1. Possibly, as I read further into Patricia Nelson Limerick's book Legacy of Conquest: The Unbroken Past of the American West, I'll be able to coherently sum up what I'm learning from this book. It's very good. What makes it difficult to sum up, so far, is that Limerick writes about a mess. As settlers, miners, missionaries, land grabbers, farmers, speculators, cattle raisers, prostitutes, families, and others began to occupy the lands we now call the West, a long period of chaos broke out: wars, disease, violence, broken promises, broken treaties, naïveté, exploitation, lawlessness, bloody competition and confrontation, dashed hopes, and empty dreams were all countered, to a degree, by some people's material success. It wasn't romantic. It was rarely heroic. Its tensions have never been resolved and vigorously continue to inform all of our lives in the West.
2. A very short video from Milk Street popped up on my Facebook feed, as an advertisement, the other day. It demonstrated a way to make pasta sauce that was completely new to me. First, heat olive oil in a pan or pot and then add herbs and heat them until fragrant. I tossed fennel seeds, oregano, basil, garlic powder, and a some red pepper flakes into the oil. The next step is to put a 6 oz can of tomato paste in the pot/pan and combine the oil, herbs/seasonings, and the paste. Meanwhile, boil the pasta -- I made a batch of spaghetti -- and when it is al dente, separate the pasta from the water, but save the water. Following the video's instructions, I poured the starchy pasta water over the tomato paste and seasonings until the paste had thinned down to the level I wanted.

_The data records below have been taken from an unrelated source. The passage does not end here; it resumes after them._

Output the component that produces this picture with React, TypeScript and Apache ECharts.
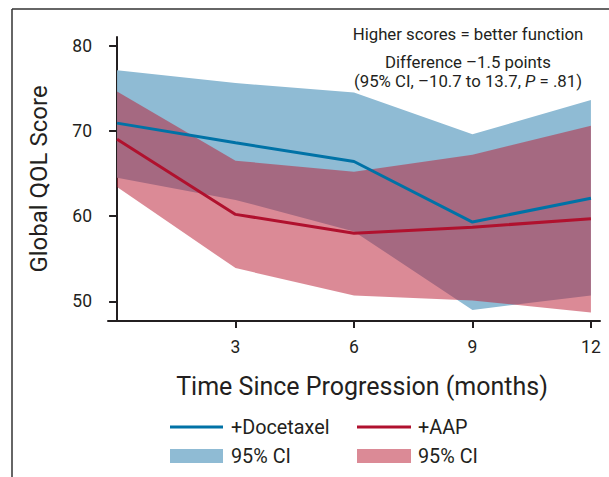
import React, { useEffect, useRef } from "react";
import * as echarts from "echarts";

const months = [0, 3, 6, 9, 12];
const docetaxel = [70.9, 68.6, 66.4, 59.3, 62.1];
const aap = [69.0, 60.2, 58.0, 58.7, 59.7];
const docLower = [64.5, 61.9, 58.2, 49.0, 50.7];
const docUpper = [77.1, 75.6, 74.5, 69.6, 73.6];
const aapLower = [63.4, 53.9, 50.7, 50.1, 48.7];
const aapUpper = [74.6, 66.5, 65.2, 67.2, 70.6];
const xTicks = [3, 6, 9, 12];
const yTicks = [50, 60, 70, 80];

const FONT = "Roboto";
const TXT = "#231F20";
const BLUE_LINE = "#0072A6";
const RED_LINE = "#B0112E";
const BLUE_BAND = "#8FBBD4";
const PINK_BAND = "#DB8A96";
const PINK_OVER = "rgba(186,30,53,0.52)";

function band(name: string, lower: number[], upper: number[], fill: string, z: number) {
  return {
    type: "custom",
    name,
    z,
    silent: true,
    data: months.map((m, i) => [m, lower[i], upper[i]]),
    encode: { x: 0, y: [1, 2] },
    renderItem: (params: any, api: any) => {
      if (params.dataIndex !== 0) return null;
      const top = months.map((m, i) => api.coord([m, upper[i]]));
      const bottom = months.map((m, i) => api.coord([m, lower[i]])).reverse();
      return {
        type: "polygon",
        shape: { points: [...top, ...bottom] },
        style: { fill },
      };
    },
  };
}

export default function App() {
  const ref = useRef<HTMLDivElement>(null);
  useEffect(() => {
    if (!ref.current) return;
    const chart = echarts.init(ref.current, undefined, { renderer: "svg" });
    chart.setOption({
      animation: false,
      backgroundColor: "#ffffff",
      textStyle: { fontFamily: FONT, color: TXT },
      grid: { left: 108, top: 37, right: 9, bottom: 156, containLabel: false },
      xAxis: {
        type: "value",
        min: -0.23,
        max: 12.23,
        name: "Time Since Progression (months)",
        nameLocation: "middle",
        nameGap: 53,
        nameTextStyle: { fontSize: 25, color: TXT, fontFamily: FONT, padding: [0, 0, 0, 16] },
        axisLine: { show: true, lineStyle: { color: TXT, width: 2 } },
        axisTick: { show: true, length: 7, lineStyle: { color: TXT, width: 2 }, customValues: xTicks },
        axisLabel: { customValues: xTicks, fontSize: 17.5, color: TXT, margin: 17, fontFamily: FONT },
        splitLine: { show: false },
      },
      yAxis: {
        type: "value",
        min: 47.7,
        max: 81,
        name: "Global QOL Score",
        nameLocation: "middle",
        nameGap: 57,
        nameTextStyle: { fontSize: 24, color: TXT, fontFamily: FONT },
        axisLine: { show: true, lineStyle: { color: TXT, width: 2 } },
        axisTick: { show: true, length: 8, lineStyle: { color: TXT, width: 2 }, customValues: yTicks },
        axisLabel: { customValues: yTicks, fontSize: 17.5, color: TXT, margin: 16, fontFamily: FONT },
        splitLine: { show: false },
      },
      series: [
        band("Docetaxel 95% CI", docLower, docUpper, BLUE_BAND, 1),
        band("AAP 95% CI", aapLower, aapUpper, PINK_OVER, 2),
        {
          type: "line",
          name: "+Docetaxel",
          z: 3,
          symbol: "none",
          data: months.map((m, i) => [m, docetaxel[i]]),
          lineStyle: { color: BLUE_LINE, width: 3 },
        },
        {
          type: "line",
          name: "+AAP",
          z: 4,
          symbol: "none",
          data: months.map((m, i) => [m, aap[i]]),
          lineStyle: { color: RED_LINE, width: 3 },
        },
      ],
      graphic: [
        { type: "line", shape: { x1: 12, y1: 9, x2: 609, y2: 9 }, style: { stroke: "#333", lineWidth: 1.5 } },
        { type: "line", shape: { x1: 12, y1: 9, x2: 12, y2: 477 }, style: { stroke: "#333", lineWidth: 1.5 } },
        {
          type: "text", x: 468, y: 34,
          style: { text: "Higher scores = better function", fontSize: 16.8, fontFamily: FONT, fill: TXT, align: "center", verticalAlign: "middle" },
        },
        {
          type: "text", x: 468, y: 62,
          style: { text: "Difference \u20131.5 points", fontSize: 16.8, fontFamily: FONT, fill: TXT, align: "center", verticalAlign: "middle" },
        },
        {
          type: "text", x: 468, y: 81,
          style: {
            text: "(95% CI, \u201310.7 to 13.7, {i|P} = .81)",
            fontSize: 16.8, fontFamily: FONT, fill: TXT, align: "center", verticalAlign: "middle",
            rich: { i: { fontStyle: "italic", fontSize: 16.8, fontFamily: FONT, fill: TXT } },
          },
        },
        { type: "line", shape: { x1: 170, y1: 427, x2: 223, y2: 427 }, style: { stroke: BLUE_LINE, lineWidth: 3 } },
        { type: "text", x: 231, y: 427, style: { text: "+Docetaxel", fontSize: 19.8, fontFamily: FONT, fill: TXT, verticalAlign: "middle" } },
        { type: "line", shape: { x1: 357, y1: 427, x2: 411, y2: 427 }, style: { stroke: RED_LINE, lineWidth: 3 } },
        { type: "text", x: 418, y: 427, style: { text: "+AAP", fontSize: 19.8, fontFamily: FONT, fill: TXT, verticalAlign: "middle" } },
        { type: "rect", shape: { x: 170, y: 449, width: 53, height: 14 }, style: { fill: BLUE_BAND } },
        { type: "text", x: 231, y: 456, style: { text: "95% CI", fontSize: 19.8, fontFamily: FONT, fill: TXT, verticalAlign: "middle" } },
        { type: "rect", shape: { x: 357, y: 449, width: 54, height: 14 }, style: { fill: PINK_BAND } },
        { type: "text", x: 418, y: 456, style: { text: "95% CI", fontSize: 19.8, fontFamily: FONT, fill: TXT, verticalAlign: "middle" } },
      ],
    });
    return () => chart.dispose();
  }, []);
  return (
    <div
      ref={ref}
      style={{ position: "fixed", left: 0, top: 0, width: 609, height: 477, background: "#fff" }}
    />
  );
}
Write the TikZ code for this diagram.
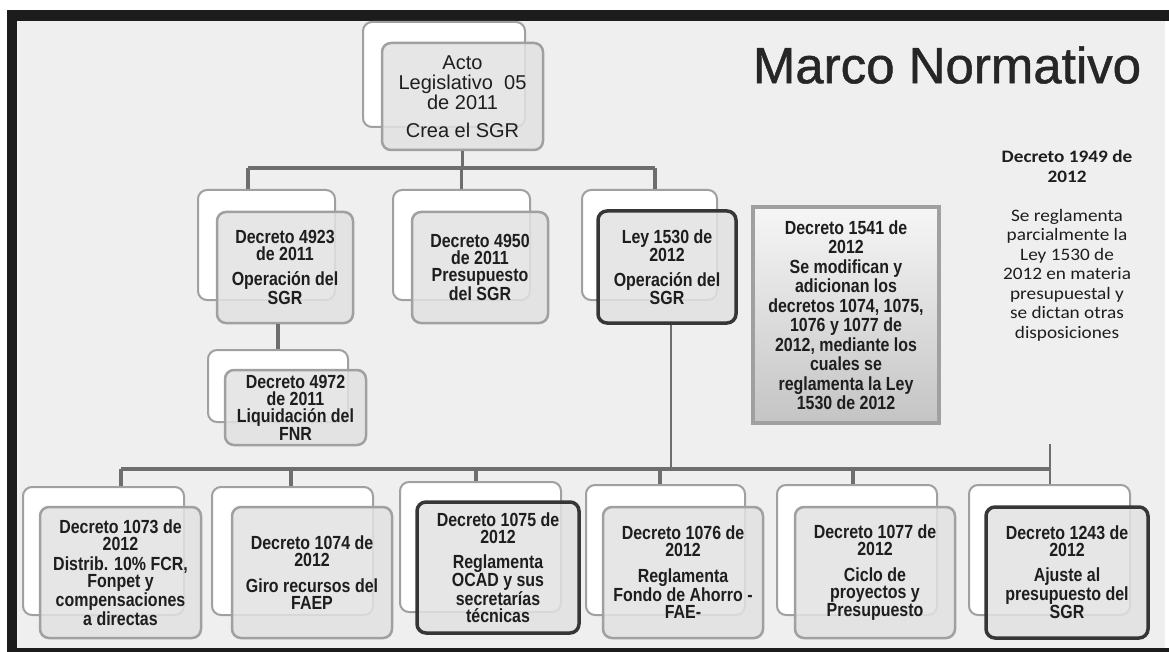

The idea is that sauce made this way, combined in a bowl with the al dente pasta, will not be on the pasta, but will soak in the pasta.
How did it turn out? Not bad. Next time I'll increase the intensity of the seasonings. Even diluted, the tomato paste's flavors are very concentrated (very tomato-y! duh!) and I'd like to bring the flavor of the seasonings forward more.
I can imagine adding minced garlic to the oil. I can imagine adding some chopped onion and a bay leaf.
Christy ran errands today, including a trip to Yoke's, and I asked her to pick up four 6 oz cans of tomato paste because I want to experiment more with this way of making pasta sauce.
3. After completing her errands and putting Riley to bed for the night, Christy came over and I fixed us each a Bourbon Renewal. Christy has been run down for a couple of days, but had more energy today and resumed taking care of things related to losing Everett and she visited a forever friend. We talked about her day, reflected together some more on Everett's last couple of days and remembered our mom and dad's last days, too.
We talked about other things, too -- current events, Laura Lippman and other writers, our plans for Christmas Eve and Christmas relative to the pandemic, and Riley being startled, harmlessly surrounded by a pack of small dogs up Jacobs Gulch today.
Christy returned home after about an hour or so of visiting, ready after a busy day to get some rest and sleep.